Connector-based provisioning uses system integrations to create or update accounts in downstream applications automatically. The quality of the result depends on the mapping rules, field permissions, and validation logic behind each connector, which means automation can be reliable or dangerously permissive depending on governance.
Expanded Definition
Connector-based provisioning is the use of application connectors to create, update, disable, or sync accounts and entitlements in downstream systems. In NHI environments, it usually sits between a source of truth such as an IdP, IAM platform, or workflow engine and the target application’s own account model.
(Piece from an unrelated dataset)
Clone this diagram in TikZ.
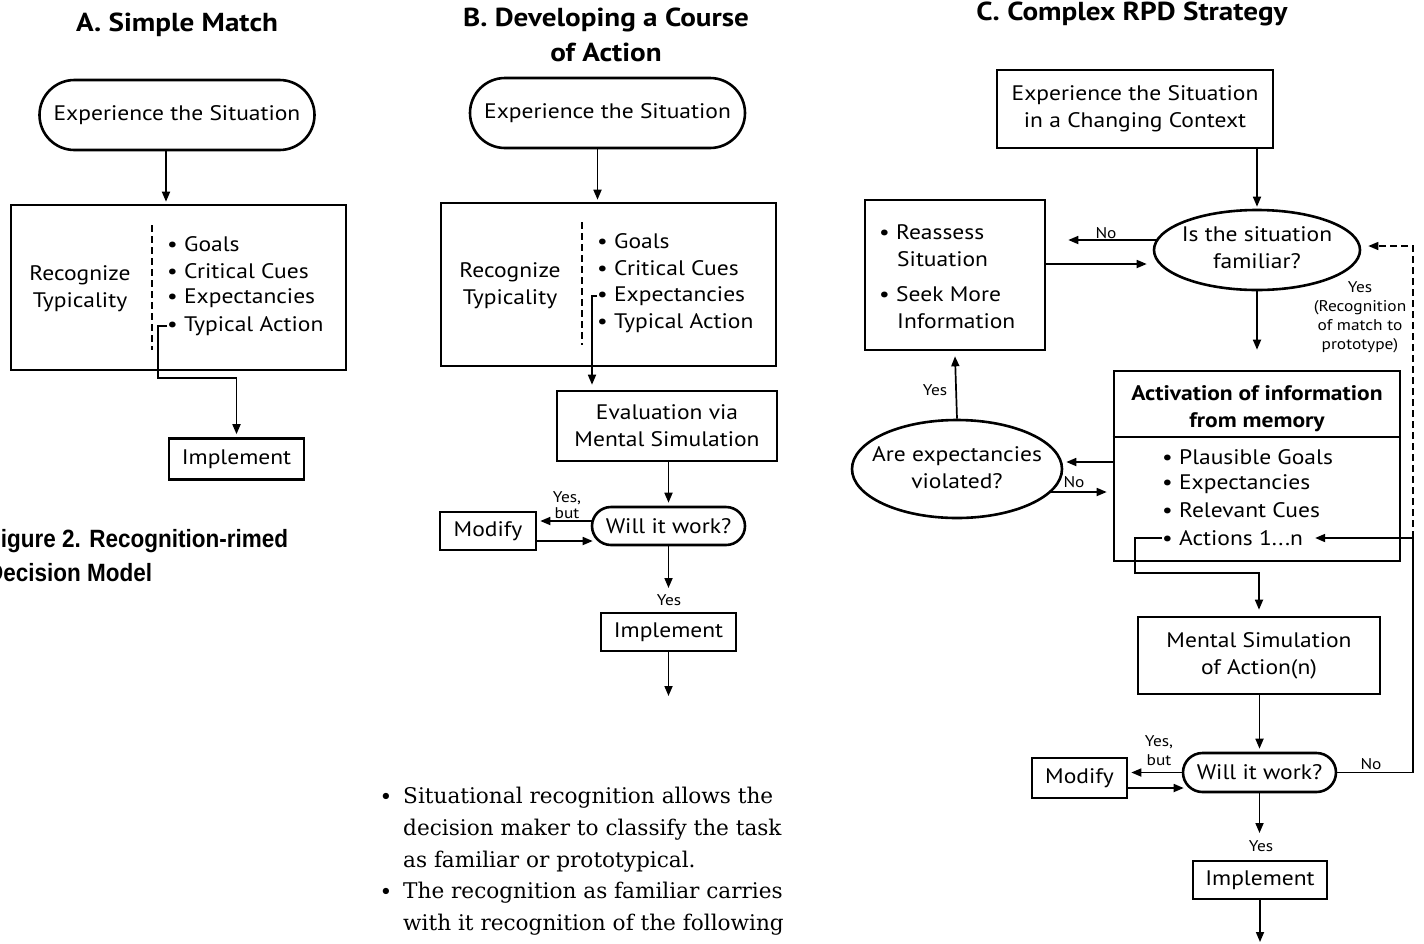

The term is often used loosely, and definitions vary across vendors. Some products treat it as simple account creation, while others include attribute sync, group assignment, license allocation, and deprovisioning. The security boundary matters: a connector is only as safe as its mapping rules, field-level permissions, and validation logic. For governance, this aligns closely with NIST Cybersecurity Framework 2.0 concepts for access control and system integrity, and with lifecycle discipline described in the NHI Lifecycle Management Guide.
The most common misapplication is assuming the connector enforces least privilege by default, which occurs when teams trust automated sync logic without reviewing what fields, roles, and privilege grants the connector can actually write.
Examples and Use Cases
Implementing connector-based provisioning rigorously often introduces integration overhead, requiring organisations to weigh faster onboarding against the risk of overly broad or brittle automation.
- Provisioning a service account in a SaaS platform when a new microservice is deployed, with the connector assigning only the minimum role set needed for runtime access.
- Syncing group membership from an identity source into a collaboration tool, where the connector must not inherit all source groups blindly.
- Creating API users during CI/CD pipeline setup, then immediately constraining token scope and verifying field mappings against approved policy.
- Disabling downstream access when an application is retired, using connector logic that removes entitlements and not just the login object.
- Reviewing connector behavior against patterns called out in Top 10 NHI Issues to confirm that automation is not introducing hidden privilege growth.
In practice, the best examples of connector-based provisioning are the ones that document every attribute written by the connector and validate the result against NIST Cybersecurity Framework 2.0 access-control expectations before rollout.
Why It Matters in NHI Security
Connector-based provisioning becomes a security issue when automated writes expand access faster than teams can review them. A misconfigured connector can create orphaned accounts, assign excessive privileges, or bypass human approval workflows entirely. That is especially dangerous for NHIs, where machine speed and repeatability can turn a small mapping error into broad compromise across applications.
This is not a hypothetical risk. NHI Mgmt Group reports that 97% of NHIs carry excessive privileges, and 80% of identity breaches involved compromised non-human identities such as service accounts and API keys, underscoring how often provisioning and privilege design contribute to real incidents. The lifecycle implications are detailed in the Ultimate Guide to NHIs, particularly where offboarding and rotation depend on reliable connector behavior.
Organisations typically encounter the true cost of connector-based provisioning only after an access review, incident investigation, or deprovisioning failure, at which point the connector’s hidden permissions become operationally unavoidable to address.
Standards & Framework Alignment
This section maps relevant standards and security frameworks to the operational risks and controls described in this guidance.
OWASP Non-Human Identity Top 10 address the attack and risk surface, while NIST CSF 2.0 and NIST Zero Trust (SP 800-207) set the governance and control requirements practitioners need to meet.
| Framework | Control / Reference | Relevance |
|---|---|---|
| OWASP Non-Human Identity Top 10 | NHI-02 | Connector mappings can over-grant NHI access through poor secret and entitlement handling. |
| NIST CSF 2.0 | PR.AC-4 | Access permissions and system authorization map directly to automated provisioning controls. |
| NIST Zero Trust (SP 800-207) | AC-4 | Zero Trust requires explicit, least-privilege policy enforcement for every automated access path. |
Review connector write scopes, mappings, and validation to prevent excessive NHI privileges.